Spanish original
“Papa, here comes Camachito with the paper and the letters.” Every day, around three in the afternoon, Camacho arrived with our newspaper and mail. My brother Pepe and I fought to pick up the letters and the copy of El Diario. “Camachito” had become like one of the family. His perennial smile, his affectionate gestures and his harmless jokes captivated us. He always had a surprise for us - a sweet, a marble, or a stamp, because he knew we collected them.
Antonio Camacho Mejías, “Camachito”, was the doorman at the Town Hall. As such he had the confidence of my father, then secretary of the Town Council – his right-hand man. He always wore his uniform, with the same suit and peaked cap. His good nature and his discretion won the hearts of everyone. He was the “buffer” for people who had to get something done at the Town Hall and arrived with a loaded shotgun.
Those decades, the '30s and '40s, were bad times. They brought with them mistrust, betrayal and hunger. People were afraid of going to the windows in public institutions, because they were often treated badly. Meeting Camachito at the entrance to the Town Hall was invaluable. He had a way of smoothing the path and helping everybody. He was a good man, in the best sense of the word.
Once he brought us a goldfinch in a little cage. Cristóbal, my elder brother, was very fond of songbirds and had a shed in the yard where he bred canaries, greenfinches and goldfinches. The canary taught the other birds to sing. This hobby lasted all his life. He knew that the canary was the most tuneful, and could produce more than fifty cross-breeds which varied in size and colour. He was such an expert in canary-breeding that he wrote in specialist magazines and judged canary singing contests.
In those days, Alcalá was like one big aviary for songbirds. Flocks of goldfinches, greenfinches, chaffinches, linnets, nightingales, warblers, robins and many others crossed the skies of Alcalá from the Prado to the Lario and the Alcornocales. It was rare to find a house that didn't have songbirds in cages. For the children it was a habitual pastime, since the whole area was a natural environment which attracted birds. In the patios of the houses every morning there was a veritable din.
But in our case, I think it was Camachito who started off the cultivation of songbirds. When he brought the newspaper and the mail, we showed him the goldfinch he had given us. He laughed with happiness, because it was his way to cheer up everyone he ran into.
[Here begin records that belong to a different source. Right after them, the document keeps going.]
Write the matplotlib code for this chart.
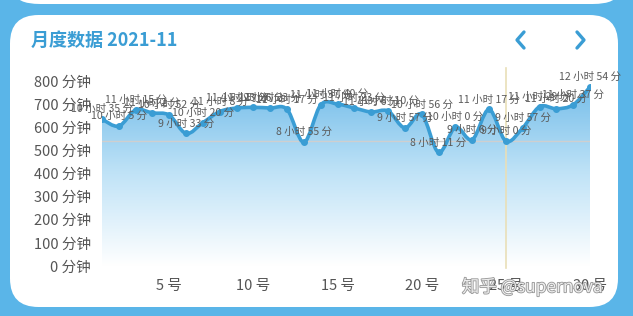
import matplotlib
matplotlib.use("Agg")
import matplotlib.pyplot as plt
import numpy as np
from matplotlib.patches import FancyBboxPatch, PathPatch
from matplotlib.path import Path
from matplotlib.lines import Line2D
from matplotlib.colors import LinearSegmentedColormap
import matplotlib.patheffects as pe

plt.rcParams['font.family'] = ['Noto Sans CJK SC', 'DejaVu Sans']

# --------------------------------------------------
# Data (minutes per day, November 2021)
# --------------------------------------------------
days = list(range(1, 31))
minutes = [635, 605, 675, 662, 652, 573, 620, 668, 683, 686,
           683, 677, 535, 697, 700, 683, 666, 670, 597, 656,
           491, 600, 546, 677, 540, 597, 689, 680, 697, 774]
y_ticks = [0, 100, 200, 300, 400, 500, 600, 700, 800]
x_ticks = [5, 10, 15, 20, 25, 30]
selected_day = 25
title = "月度数据 2021-11"

blue = '#3a9dd4'
outer = '#5ab5e8'
W, H = 633, 316

fig = plt.figure(figsize=(W / 100, H / 100), dpi=100)
fig.patch.set_facecolor(outer)

def fx(px):
    return px / W

def fy(py):
    return 1 - py / H

# cards
card_top = FancyBboxPatch((fx(15), fy(4)), fx(603), 0.2,
                          boxstyle="round,pad=0,rounding_size=0.04",
                          transform=fig.transFigure, facecolor='white',
                          edgecolor='none', zorder=-2)
fig.patches.append(card_top)
card = FancyBboxPatch((fx(10), fy(307)), fx(608), fy(15) - fy(307),
                      boxstyle="round,pad=0,rounding_size=0.045",
                      transform=fig.transFigure, facecolor='white',
                      edgecolor='none', zorder=-2, mutation_aspect=W / H)
fig.patches.append(card)

# title + arrows
fig.text(fx(31), fy(40), title, color=blue, fontsize=13,
         fontweight='bold', ha='left', va='center')
for xs in ([524, 517, 524], [577, 584, 577]):
    fig.add_artist(Line2D([fx(v) for v in xs], [fy(32), fy(40), fy(48)],
                          color=blue, lw=2.4, solid_capstyle='round',
                          solid_joinstyle='round', transform=fig.transFigure))

# --------------------------------------------------
# Chart axes
# --------------------------------------------------
ax = fig.add_axes([fx(102), fy(266), fx(590) - fx(102), fy(81) - fy(266)])
ax.set_facecolor('none')
ax.set_xlim(1, 30)
ax.set_ylim(0, 800)
for s in ax.spines.values():
    s.set_visible(False)

ax.set_yticks(y_ticks)
ax.set_yticklabels([f"{v} 分钟" for v in y_ticks])
ax.set_xticks(x_ticks)
ax.set_xticklabels([f"{d} 号" for d in x_ticks])
ax.tick_params(length=0, labelsize=10.5, colors='#555555')
ax.tick_params(axis='y', pad=8)
ax.tick_params(axis='x', pad=9)

# smooth bezier path through the points
x = np.array(days, dtype=float)
y = np.array(minutes, dtype=float)
n = len(x)
verts = [(x[0], y[0])]
codes = [Path.MOVETO]
s = 1 / 6
for i in range(n - 1):
    p0 = np.array([x[max(i - 1, 0)], y[max(i - 1, 0)]])
    p1 = np.array([x[i], y[i]])
    p2 = np.array([x[i + 1], y[i + 1]])
    p3 = np.array([x[min(i + 2, n - 1)], y[min(i + 2, n - 1)]])
    c1 = p1 + (p2 - p0) * s
    c2 = p2 - (p3 - p1) * s
    verts += [tuple(c1), tuple(c2), tuple(p2)]
    codes += [Path.CURVE4] * 3

line_path = Path(verts, codes)
fill_path = Path(verts + [(x[-1], 0), (x[0], 0), (x[0], y[0])],
                 codes + [Path.LINETO, Path.LINETO, Path.CLOSEPOLY])

clip = PathPatch(fill_path, facecolor='none', edgecolor='none',
                 transform=ax.transData)
ax.add_patch(clip)
cmap = LinearSegmentedColormap.from_list('g', ['#ffffff', '#c0e3f7', '#72bce9'])
grad = np.linspace(0, 1, 256).reshape(-1, 1)
im = ax.imshow(grad, extent=(1, 30, 0, 800), origin='lower', aspect='auto',
               cmap=cmap, zorder=1)
im.set_clip_path(clip)

# cursor lines
ax.axhline(minutes[selected_day - 1], color='#cfcfcf', lw=1, zorder=2)
ax.axvline(selected_day, ymin=-0.01, ymax=1.07, color='#e9dfb8', lw=1.2,
           zorder=2, clip_on=False)

ax.add_patch(PathPatch(line_path, facecolor='none', edgecolor=blue, lw=2.6,
                       zorder=3, capstyle='round', joinstyle='round'))
ax.plot(days, minutes, 'o', color=blue, markersize=4, zorder=4)

for d, m in zip(days, minutes):
    ax.annotate(f"{m // 60} 小时 {m % 60} 分", (d, m), xytext=(0, 10),
                textcoords='offset pixels', ha='center', va='center',
                fontsize=7.6, color='#5a5a5a', zorder=5, annotation_clip=False)

# watermark
fig.text(fx(462), fy(287), "知乎 @supernova", fontsize=12.5, color='#f6f6f6',
         ha='left', va='center', alpha=0.9,
         path_effects=[pe.withStroke(linewidth=1.2, foreground='#8a8a8a')])

fig.savefig("out.png", dpi=100, facecolor=fig.get_facecolor())
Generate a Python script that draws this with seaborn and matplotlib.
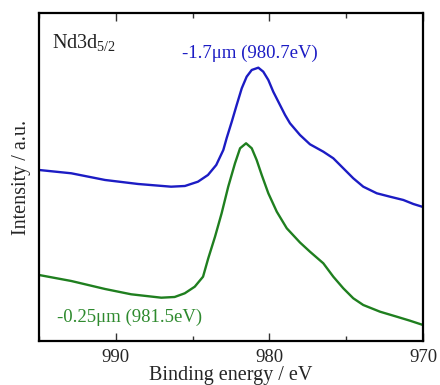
import numpy as np
import pandas as pd
import matplotlib
matplotlib.use("Agg")
import matplotlib.pyplot as plt
import seaborn as sns
from matplotlib.ticker import MultipleLocator

# Nd3d5/2 spectra (binding energy in eV, intensity a.u.)
be_deep = [995.0, 992.9, 990.7, 988.55, 986.4, 985.5, 984.65, 984.0, 983.46, 983.0,
           982.78, 982.45, 982.13, 981.8, 981.48, 981.15, 980.72, 980.4, 980.07, 979.75,
           979.42, 978.98, 978.66, 978.01, 977.36, 976.49, 975.84, 975.19, 974.54, 973.89,
           973.01, 972.15, 971.28, 970.63, 970.0]
int_deep = [171, 167.7, 161, 157, 154.3, 155, 159.3, 166, 176, 191,
            203, 219.3, 236, 252.7, 264.3, 271, 273.3, 269.3, 261, 249.3,
            239.3, 226, 217.7, 206, 196.7, 189.3, 182.7, 172.7, 162.7, 154.3,
            147.7, 144.3, 141, 137, 134]

be_shallow = [995.0, 992.9, 990.7, 989.0, 987.04, 986.17, 985.51, 984.86, 984.32, 983.98,
              983.54, 983.11, 982.68, 982.24, 981.91, 981.52, 981.15, 980.83, 980.5, 980.07,
              979.52, 978.87, 978.01, 977.36, 976.49, 975.84, 975.19, 974.54, 973.89, 972.8,
              971.71, 970.85, 970.0]
int_shallow = [66, 60, 52, 46.7, 43.3, 44, 47.7, 54.3, 64.3, 82.7,
               104.3, 127.7, 154.3, 177.7, 192.7, 197.7, 192.7, 181, 166, 147.7,
               129.3, 112.7, 98.5, 89.3, 77.7, 64.3, 52.7, 42.7, 36, 29.3,
               24.3, 20.3, 16]

labels = ["-1.7\u03bcm (980.7eV)", "-0.25\u03bcm (981.5eV)"]
colors = ["#1c1cc4", "#1f7f1f"]

df = pd.concat([
    pd.DataFrame({"be": be_deep, "intensity": int_deep, "depth": labels[0]}),
    pd.DataFrame({"be": be_shallow, "intensity": int_shallow, "depth": labels[1]}),
])

sns.set_style("ticks")
plt.rcParams["font.family"] = ["Liberation Serif", "DejaVu Serif"]
plt.rcParams["mathtext.fontset"] = "custom"
plt.rcParams["mathtext.rm"] = "Liberation Serif"
plt.rcParams["mathtext.it"] = "Liberation Serif"

fig = plt.figure(figsize=(4.4, 3.85), dpi=100)
ax = fig.add_axes([0.0886, 0.1143, 0.8728, 0.852])

sns.lineplot(data=df, x="be", y="intensity", hue="depth", palette=colors,
             sort=False, estimator=None, linewidth=1.7, legend=False, ax=ax)

ax.set_xlim(995, 970)
ax.set_ylim(0, 328)
ax.xaxis.set_major_locator(MultipleLocator(10))
ax.xaxis.set_minor_locator(MultipleLocator(5))
ax.set_yticks([])
ax.tick_params(axis="x", which="both", direction="in", top=True, labelsize=13.5,
               color="#333333", pad=6)
ax.tick_params(axis="x", which="major", length=6, width=1)
ax.tick_params(axis="x", which="minor", length=3.5, width=1)
for s in ax.spines.values():
    s.set_linewidth(1.6)
    s.set_color("black")

ax.set_xlabel("Binding energy / eV", fontsize=14.5, labelpad=0)
ax.set_ylabel("Intensity / a.u.", fontsize=14.5, labelpad=6)

ax.text(0.035, 0.91, "Nd3d$_{5/2}$", transform=ax.transAxes, fontsize=14.5,
        ha="left", va="center", color="#222222")
ax.text(981.25, 288, labels[0], fontsize=13.5, ha="center", va="center",
        color=colors[0])
ax.text(989.1, 24, labels[1], fontsize=13.5, ha="center", va="center",
        color="#2e8a2e")

fig.savefig("out.png", dpi=100)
In the 1960s I returned to Alcalá and saw him again. It was the same image that I had carried in my mind throughout those ten years. He still wore that same peaked cap, with the shield of the Ayuntamiento de Alcalá. His smiling eyes had not lost that certain melancholy that they had always had. I believe that there was a streak of loyalty which never left him, whatever the colour of the the government in power, with his impeccable white shirt, official black tie and dark grey doorman's suit, discreet and formal. He looked as though time had stood still for him. We scarcely spoke, but he didn't stop smiling throughout our encounter, as he had done all his life. A true Alcalaíno.
One day you should go to the Alcalá cemetery, look for niche 162 in block 8, on the first level, and see the stone with the inscription “Antonio Camacho Mejías: died the 31st day of August 1971. Your family will never forget you.” And neither will those who were lucky enough to have crossed your path.